On the night of July 4 the Bolsheviks drew up an appeal to stop the action and Pravda printed it that same night. But that same night, firstly, counter-revolutionary troops began to arrive in Petrograd (apparently upon the summons or with the consent of the Socialist-Revolutionaries and Mensheviks, of their Soviets—a “delicate” point regarding which, of course, the strictest silence is maintained even now when every bit of need for secrecy is past!). Secondly, that same night military cadets and suchlike, clearly acting upon instructions from Polovtsev, commanding, and from the General Staff, began raids on the Bolsheviks. On the night of July 4–5, Pravda’s office was raided. On July 5 and 6, its printers’, “Trud”, was wrecked; a worker named Voinov was murdered in broad daylight for carrying Listok “Pravdy” from the printers’; house searches and arrests were made among the Bolsheviks and the revolutionary regiments were disarmed.

Who started it all? Not the government or the Soviet, but the counter-revolutionary military gang grouped around the General Staff and acting in the name of the “counter intelligence service”, circulating the lies of Pereverzev and Alexinsky in order to stir up the army, and so on.

The government is absent. So are the Soviets; they are trembling for their own fate as they receive message after message that the Cossacks may come and smash them up. The Black Hundred and Cadet press, which led the hounding of the Bolsheviks, is beginning to hound the Soviets.

The Socialist-Revolutionaries and Mensheviks have bound themselves hand and foot by their entire policy. Being bound, they called (or tolerated the calling of) counter revolutionary troops to Petrograd. And that bound them even more. They have sunk to the very bottom of the foul counter-revolutionary cesspool. They cravenly dismissed their own commission, appointed to investigate the “case” of the Bolsheviks. They basely betrayed the Bolsheviks to the counter-revolutionaries. They abjectly participated in the funeral procession of the Cossacks who were killed, and so kissed the hand of the counter-revolutionaries.
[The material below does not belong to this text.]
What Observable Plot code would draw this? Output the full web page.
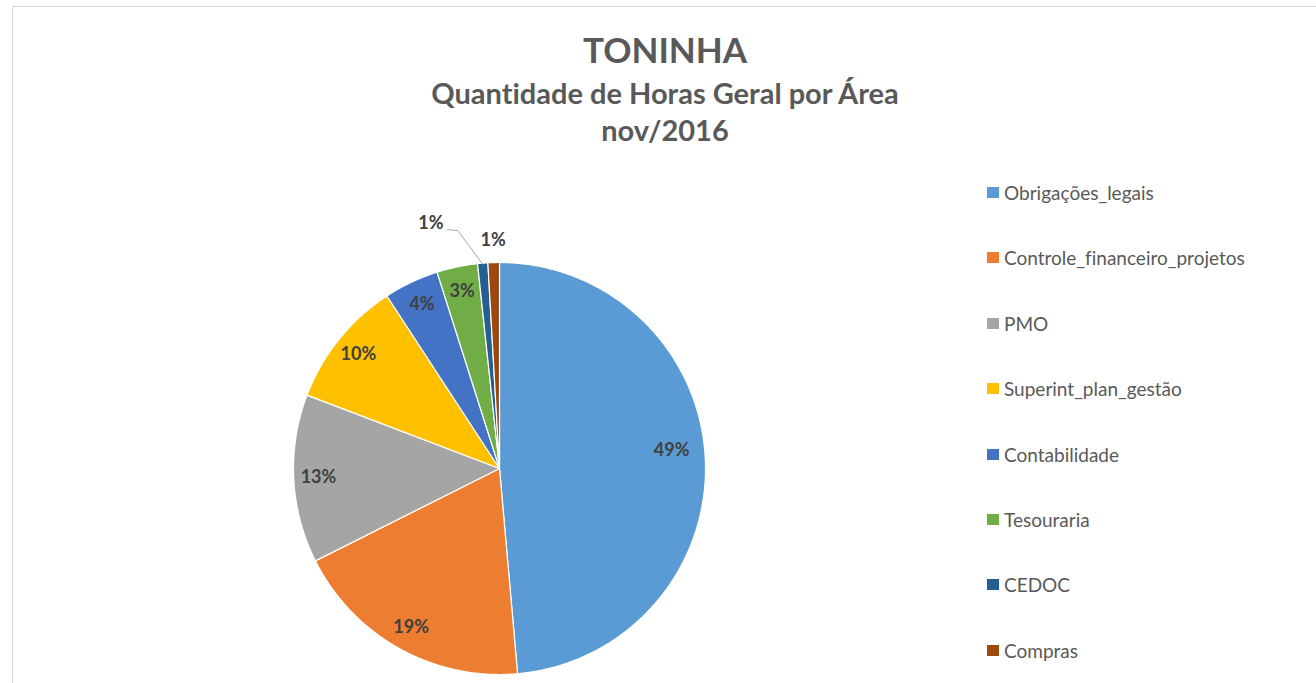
<!DOCTYPE html>
<html><head><meta charset="utf-8">
<script src="https://cdn.jsdelivr.net/npm/d3@7"></script>
<script src="https://cdn.jsdelivr.net/npm/@observablehq/plot@0.6"></script>
<style>
body{margin:0;background:#fff;font-family:Lato,"Open Sans",sans-serif;overflow:hidden;font-variant-ligatures:none;}
#frame{position:absolute;left:12px;top:6px;width:1340px;height:720px;border-left:1.5px solid #d9d9d9;border-top:1.5px solid #d9d9d9;box-sizing:border-box;}
.t{position:absolute;left:0;width:1330px;text-align:center;color:#595959;font-weight:700;white-space:nowrap;line-height:1.2;font-variant-ligatures:none;}
#chart{position:absolute;left:0;top:150px;}
.lg{position:absolute;left:987px;height:20px;display:flex;align-items:center;color:#595959;font-size:19px;white-space:nowrap;font-variant-ligatures:none;}
.lg span.sw{display:inline-block;width:12px;height:11px;margin-right:5px;}
</style></head>
<body>
<div id="frame"></div>
<div id="title" class="t" style="top:28px;font-size:35px;">TONINHA</div>
<div id="sub" class="t" style="top:76px;font-size:29px;">Quantidade de Horas Geral por Área</div>
<div id="sub2" class="t" style="top:113px;font-size:29px;">nov/2016</div>
<div id="chart"></div>
<div id="legend"></div>
<script>
const categories = ["Obrigações_legais","Controle_financeiro_projetos","PMO","Superint_plan_gestão","Contabilidade","Tesouraria","CEDOC","Compras"];
const hours = [48.6, 19.0, 13.2, 10.0, 4.3, 3.2, 0.8, 0.9];
const colors = ["#5B9BD5","#ED7D31","#A5A5A5","#FFC000","#4472C4","#70AD47","#255E91","#9E480E"];

const W = 1316, H = 533, CX = 499, CY = 318, R = 206;
const total = d3.sum(hours);
let acc = 0;
const slices = categories.map((name, i) => {
  const a0 = acc / total * 2 * Math.PI; acc += hours[i];
  const a1 = acc / total * 2 * Math.PI;
  return {name, value: hours[i], a0, a1, mid: (a0 + a1) / 2, pct: hours[i] / total};
});

// slice outlines (centre -> arc -> centre)
const pts = [];
for (const s of slices) {
  pts.push({name: s.name, x: 0, y: 0});
  const n = Math.max(2, Math.ceil((s.a1 - s.a0) / (Math.PI / 360)));
  for (let k = 0; k <= n; k++) {
    const a = s.a0 + (s.a1 - s.a0) * k / n;
    pts.push({name: s.name, x: Math.sin(a), y: Math.cos(a)});
  }
  pts.push({name: s.name, x: 0, y: 0});
}

// labels
const labels = [];
const leaders = [];
let lastOutside = null;
for (let i = slices.length - 1; i >= 0; i--) {
  const s = slices[i];
  const text = Math.round(s.pct * 100) + "%";
  if (s.pct >= 0.02) {
    const r = s.pct > 0.4 ? 0.84 : 0.88;
    const a = s.pct > 0.4 ? s.mid - 0.06 : s.mid;
    labels.push({x: r * Math.sin(a), y: r * Math.cos(a), text});
  } else {
    const r = 1.11;
    let x = r * Math.sin(s.mid), y = r * Math.cos(s.mid);
    if (lastOutside && Math.abs(lastOutside.x - x) * R < 40) {
      x -= 50 / R; y += 17 / R;
      const ex = Math.sin(s.mid), ey = Math.cos(s.mid);
      leaders.push({x: x + 17 / R, y: y - 6 / R});
      leaders.push({x: x + 27 / R, y: y - 7 / R});
      leaders.push({x: ex, y: ey - 1 / R});
    }
    lastOutside = {x, y};
    labels.push({x, y, text});
  }
}

const plot = Plot.plot({
  width: W, height: H, margin: 0,
  style: {fontFamily: "Lato, 'Open Sans', sans-serif", background: "transparent"},
  x: {type: "linear", domain: [-CX / R, (W - CX) / R], range: [0, W], axis: null},
  y: {type: "linear", domain: [-(H - CY) / R, CY / R], range: [H, 0], axis: null},
  color: {domain: categories, range: colors},
  marks: [
    Plot.line(pts, {x: "x", y: "y", z: "name", fill: "name", stroke: "white", strokeWidth: 1.2, curve: "linear"}),
    Plot.line(leaders, {x: "x", y: "y", stroke: "#a6a6a6", strokeWidth: 1}),
    Plot.text(labels, {x: "x", y: "y", text: "text", fontSize: 18, fontWeight: "bold", fill: "#404040"})
  ]
});
document.getElementById("chart").appendChild(plot);

// legend
const lg = document.getElementById("legend");
categories.forEach((c, i) => {
  const d = document.createElement("div");
  d.className = "lg";
  d.style.top = (193 + i * 65.4 - 10.5) + "px";
  d.innerHTML = `<span class="sw" style="background:${colors[i]}"></span>${c}`;
  lg.appendChild(d);
});
</script>
</body></html>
They are completely bound. They are at the bottom of the cesspool.

They try this, that and the other; they hand Kerensky the Cabinet, they go to Canossa to the Cadets, they organise a “Zemsky Sobor” or a “coronation” of the counter-revolutionary government in Moscow.[7] Kerensky dismisses Polovtsev.

But nothing comes of all those efforts. They in no way change the actual state of affairs. Kerensky dismisses Polovtstev, but at the same time gives shape and legality to Polovtsev’s measures and to his policy; he closes down Pravda, he introduces capital punishment for the soldiers, he bans meetings at the front, he continues to arrest Bolsheviks (even Kollontai!) in accordance with Alexinsky’s programme.

The “nature of the constitution” in Russia is coming out with striking clarity: the offensive at the front and the coalition with the Cadets in the rear have cast the Socialist-Revolutionaries and Mensheviks into the cesspool of counter-revolution. In reality, state power is passing into the hands of the counter-revolutionaries, the military gang. Kerensky and the government of Tsereteli and Chernov are only a screen for it; they are compelled to legalise its measures, actions and policies post factum.

The haggling going on between the Cadets and Kerensky, Tsereteli and Chernov is of secondary importance, if not entirely unimportant. Whether the Cadets win in this haggling, or whether Tsereteli and Chernov hold out “alone”, will have no effect on the actual state of affairs. The fundamental, the main and decisive fact is that the Socialist-Revolutionaries and Mensheviks have swung over to the counter-revolutionaries (a swing forced by the policy they have been pursuing since May 6).

The cycle of party development is complete. The Socialist-Revolutionaries and Mensheviks have slid steadily downwards—from their expression of “confidence” in Kerensky on February 28 to May 6, which bound them to the counter revolutionaries, and then to July 5, when they touched rock bottom.

A new period is coming in. The victory of the counter revolutionaries is making the people disappointed with the Socialist-Revolutionary and Menshevik parties and is paving the way for the masses to adopt a policy of support for the revolutionary proletariat.

Notes

[1] These four words are given in English by Lenin.–Ed. —Lenin

[2] The article “Constitutional Illusions” was first published in Rabochy i Soldat in 1917 and then appeared in pamphlet form under the title of “The Current Situation”. To prevent the suppression of the newspaper and ensure the secrecy of the Bolshevik Party’s preparations for an armed uprising, the editors substituted “ including its drastic forms” for “including armed struggle”.

[3] Lenin is referring to the Frankfurt Parliament, a national assembly convened in Germany in May 1848, after the March revolution. The majority in it was held by the liberal bourgeoisie, which engaged in fruitless talk on a draft constitution, while leaving power in the king’s hands.

[4] Reference is to Karl Marx, The Eighteenth Brumaire of Louis Bonaparte (Karl Marx and Frederick Engels, Selected Works, Vol. 1, Moscow, 1973, pp. 394–487).

[5] See Karl Marx, The Eighteenth Brumaire of Louis Bonaparte (Karl Marx and Frederick Engels, Selected Works, Vol. 1, Moscow, 1973, p. 480).

[6] See Frederick Engels, The Peasant War in Germany, Moscow, 1965.

[7] Reference is to the State Conference planned by the Provisional Government. It was called in Moscow on August 12 (25), 1917. Most of the delegates were landowners, members of the bourgeoisie, generals, officers and Cossack leaders. The Soviet delegation was composed of Mensheviks and Socialist-Revolutionaries. The conference was expected to rally the counter-revolutionary forces of the bourgeoisie and landowners to defeat the revolution. Kornilov, Alexeyev, Kaledin and others put forward a programme for crushing the revolution. Kerensky threatened in his speech to put down the revolutionary movement and prevent seizures of the landed estates by the peasants. The Central Committee of the Bolshevik Party called on the working class to join in a protest action against the conference. On the opening day of the conference the Bolsheviks organised a one-day general strike in Moscow involving over 400,000 people. Protest meetings and strikes took place in several other cities.